Retype the whole listing, please, keeping every line exact and dropping the pictures.

[Information shown]:
--- start ---
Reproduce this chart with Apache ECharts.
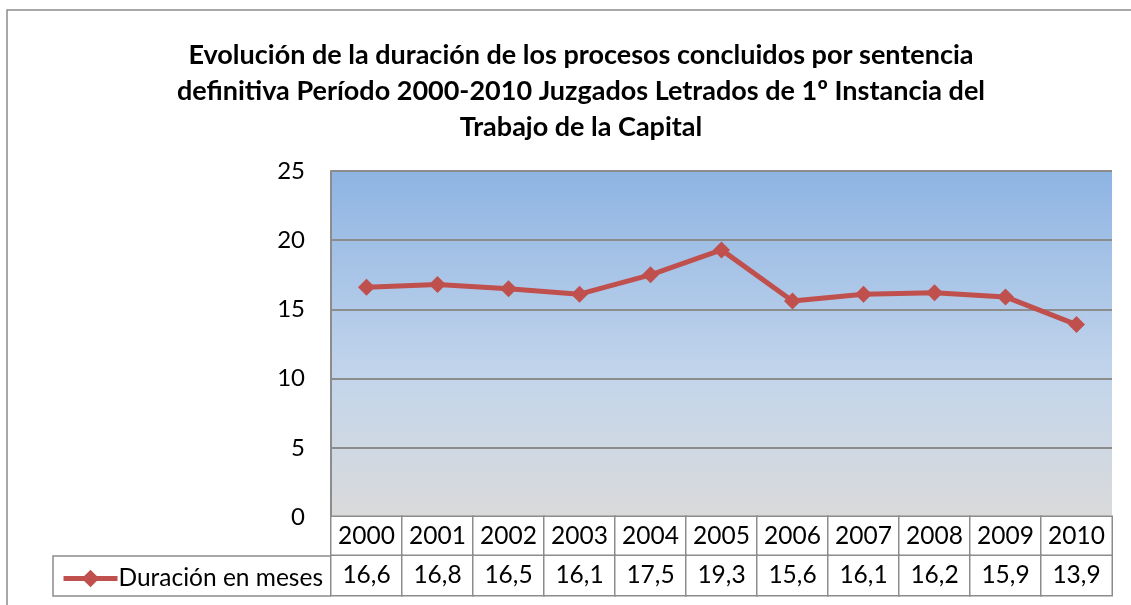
<!DOCTYPE html>
<html>
<head>
<meta charset="utf-8">
<script src="https://cdn.jsdelivr.net/npm/echarts@6/dist/echarts.min.js"></script>
<style>
  html, body { margin: 0; padding: 0; background: #fff; }
  #chart { width: 1131px; height: 605px; }
</style>
</head>
<body>
<div id="chart"></div>
<script>
  const years = ['2000', '2001', '2002', '2003', '2004', '2005', '2006', '2007', '2008', '2009', '2010'];
  const duracion = [16.6, 16.8, 16.5, 16.1, 17.5, 19.3, 15.6, 16.1, 16.2, 15.9, 13.9];
  const seriesName = 'Duración en meses';
  const yTicks = [0, 5, 10, 15, 20, 25];

  const FONT = 'Lato, "Open Sans", sans-serif';
  const GRID_LEFT = 331, GRID_RIGHT = 1112, GRID_TOP = 171, GRID_BOTTOM = 517;
  const colW = (GRID_RIGHT - GRID_LEFT) / years.length;
  const rowH = 39;
  const comma = v => v.toFixed(1).replace('.', ',');

  const chart = echarts.init(document.getElementById('chart'));

  const cellLabel = {
    margin: 0,
    fontFamily: FONT,
    fontSize: 24.5,
    color: '#000',
    width: colW - 1,
    height: rowH,
    lineHeight: rowH,
    align: 'center',
    verticalAlign: 'top',
    borderColor: '#8c8c8c',
    borderWidth: 1.5,
    backgroundColor: '#fff',
    interval: 0
  };

  const option = {
    backgroundColor: '#fff',
    animation: false,
    title: {
      text: 'Evolución de la duración de los procesos concluidos por sentencia\ndefinitiva Período 2000-2010 Juzgados Letrados de 1º Instancia del\nTrabajo de la Capital',
      left: 576,
      textAlign: 'center',
      top: 32,
      textStyle: {
        fontFamily: FONT,
        fontWeight: 'bold',
        fontSize: 27,
        lineHeight: 36,
        color: '#000'
      }
    },
    legend: {
      show: true,
      left: 56,
      top: 561,
      itemWidth: 54,
      itemHeight: 22,
      itemGap: 0,
      lineStyle: { width: 5 },
      textStyle: { fontFamily: FONT, fontSize: 24.5, color: '#000', padding: [0, 0, 0, -4] },
      data: [seriesName]
    },
    grid: {
      left: GRID_LEFT,
      right: 1131 - GRID_RIGHT,
      top: GRID_TOP,
      bottom: 605 - GRID_BOTTOM,
      show: true,
      borderWidth: 0,
      backgroundColor: {
        type: 'linear', x: 0, y: 0, x2: 0, y2: 1,
        colorStops: [
          { offset: 0, color: '#8EB4E3' },
          { offset: 0.6, color: '#C3D5EB' },
          { offset: 1, color: '#DADADA' }
        ]
      }
    },
    xAxis: [
      {
        type: 'category',
        data: years,
        position: 'bottom',
        axisLine: { show: true, lineStyle: { color: '#8c8c8c', width: 2 } },
        axisTick: { show: false },
        axisLabel: cellLabel
      },
      {
        type: 'category',
        data: duracion.map(comma),
        position: 'bottom',
        offset: rowH,
        axisLine: { show: false },
        axisTick: { show: false },
        axisLabel: cellLabel
      }
    ],
    yAxis: {
      type: 'value',
      min: yTicks[0],
      max: yTicks[yTicks.length - 1],
      interval: 5,
      axisLine: { show: true, lineStyle: { color: '#8c8c8c', width: 2 } },
      axisTick: { show: false },
      axisLabel: { fontFamily: FONT, fontSize: 24, color: '#000', margin: 26 },
      splitLine: { lineStyle: { color: '#8c8c8c', width: 2 } }
    },
    graphic: [
      {
        type: 'polyline',
        shape: { points: [[7, 605], [7, 10], [1131, 10]] },
        style: { stroke: '#8c8c8c', lineWidth: 1.5, fill: null },
        silent: true
      },
      {
        type: 'polyline',
        shape: { points: [[GRID_LEFT, GRID_BOTTOM + rowH], [53, GRID_BOTTOM + rowH], [53, GRID_BOTTOM + 2 * rowH + 1], [GRID_LEFT, GRID_BOTTOM + 2 * rowH + 1]] },
        style: { stroke: '#8c8c8c', lineWidth: 1.5, fill: null },
        silent: true
      }
    ],
    series: [
      {
        name: seriesName,
        type: 'line',
        data: duracion,
        xAxisIndex: 0,
        symbol: 'diamond',
        symbolSize: 17,
        color: '#C0504D',
        lineStyle: { color: '#C0504D', width: 5 },
        itemStyle: { color: '#C0504D' }
      }
    ]
  };

  chart.setOption(option);
</script>
</body>
</html>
--- end ---
[Response below]:
Reproduce this chart with Apache ECharts.
<!DOCTYPE html>
<html>
<head>
<meta charset="utf-8">
<script src="https://cdn.jsdelivr.net/npm/echarts@6/dist/echarts.min.js"></script>
<style>
  html, body { margin: 0; padding: 0; background: #fff; }
  #chart { width: 1131px; height: 605px; }
</style>
</head>
<body>
<div id="chart"></div>
<script>
  const years = ['2000', '2001', '2002', '2003', '2004', '2005', '2006', '2007', '2008', '2009', '2010'];
  const duracion = [16.6, 16.8, 16.5, 16.1, 17.5, 19.3, 15.6, 16.1, 16.2, 15.9, 13.9];
  const seriesName = 'Duración en meses';
  const yTicks = [0, 5, 10, 15, 20, 25];

  const FONT = 'Lato, "Open Sans", sans-serif';
  const GRID_LEFT = 331, GRID_RIGHT = 1112, GRID_TOP = 171, GRID_BOTTOM = 517;
  const colW = (GRID_RIGHT - GRID_LEFT) / years.length;
  const rowH = 39;
  const comma = v => v.toFixed(1).replace('.', ',');

  const chart = echarts.init(document.getElementById('chart'));

  const cellLabel = {
    margin: 0,
    fontFamily: FONT,
    fontSize: 24.5,
    color: '#000',
    width: colW - 1,
    height: rowH,
    lineHeight: rowH,
    align: 'center',
    verticalAlign: 'top',
    borderColor: '#8c8c8c',
    borderWidth: 1.5,
    backgroundColor: '#fff',
    interval: 0
  };

  const option = {
    backgroundColor: '#fff',
    animation: false,
    title: {
      text: 'Evolución de la duración de los procesos concluidos por sentencia\ndefinitiva Período 2000-2010 Juzgados Letrados de 1º Instancia del\nTrabajo de la Capital',
      left: 576,
      textAlign: 'center',
      top: 32,
      textStyle: {
        fontFamily: FONT,
        fontWeight: 'bold',
        fontSize: 27,
        lineHeight: 36,
        color: '#000'
      }
    },
    legend: {
      show: true,
      left: 56,
      top: 561,
      itemWidth: 54,
      itemHeight: 22,
      itemGap: 0,
      lineStyle: { width: 5 },
      textStyle: { fontFamily: FONT, fontSize: 24.5, color: '#000', padding: [0, 0, 0, -4] },
      data: [seriesName]
    },
    grid: {
      left: GRID_LEFT,
      right: 1131 - GRID_RIGHT,
      top: GRID_TOP,
      bottom: 605 - GRID_BOTTOM,
      show: true,
      borderWidth: 0,
      backgroundColor: {
        type: 'linear', x: 0, y: 0, x2: 0, y2: 1,
        colorStops: [
          { offset: 0, color: '#8EB4E3' },
          { offset: 0.6, color: '#C3D5EB' },
          { offset: 1, color: '#DADADA' }
        ]
      }
    },
    xAxis: [
      {
        type: 'category',
        data: years,
        position: 'bottom',
        axisLine: { show: true, lineStyle: { color: '#8c8c8c', width: 2 } },
        axisTick: { show: false },
        axisLabel: cellLabel
      },
      {
        type: 'category',
        data: duracion.map(comma),
        position: 'bottom',
        offset: rowH,
        axisLine: { show: false },
        axisTick: { show: false },
        axisLabel: cellLabel
      }
    ],
    yAxis: {
      type: 'value',
      min: yTicks[0],
      max: yTicks[yTicks.length - 1],
      interval: 5,
      axisLine: { show: true, lineStyle: { color: '#8c8c8c', width: 2 } },
      axisTick: { show: false },
      axisLabel: { fontFamily: FONT, fontSize: 24, color: '#000', margin: 26 },
      splitLine: { lineStyle: { color: '#8c8c8c', width: 2 } }
    },
    graphic: [
      {
        type: 'polyline',
        shape: { points: [[7, 605], [7, 10], [1131, 10]] },
        style: { stroke: '#8c8c8c', lineWidth: 1.5, fill: null },
        silent: true
      },
      {
        type: 'polyline',
        shape: { points: [[GRID_LEFT, GRID_BOTTOM + rowH], [53, GRID_BOTTOM + rowH], [53, GRID_BOTTOM + 2 * rowH + 1], [GRID_LEFT, GRID_BOTTOM + 2 * rowH + 1]] },
        style: { stroke: '#8c8c8c', lineWidth: 1.5, fill: null },
        silent: true
      }
    ],
    series: [
      {
        name: seriesName,
        type: 'line',
        data: duracion,
        xAxisIndex: 0,
        symbol: 'diamond',
        symbolSize: 17,
        color: '#C0504D',
        lineStyle: { color: '#C0504D', width: 5 },
        itemStyle: { color: '#C0504D' }
      }
    ]
  };

  chart.setOption(option);
</script>
</body>
</html>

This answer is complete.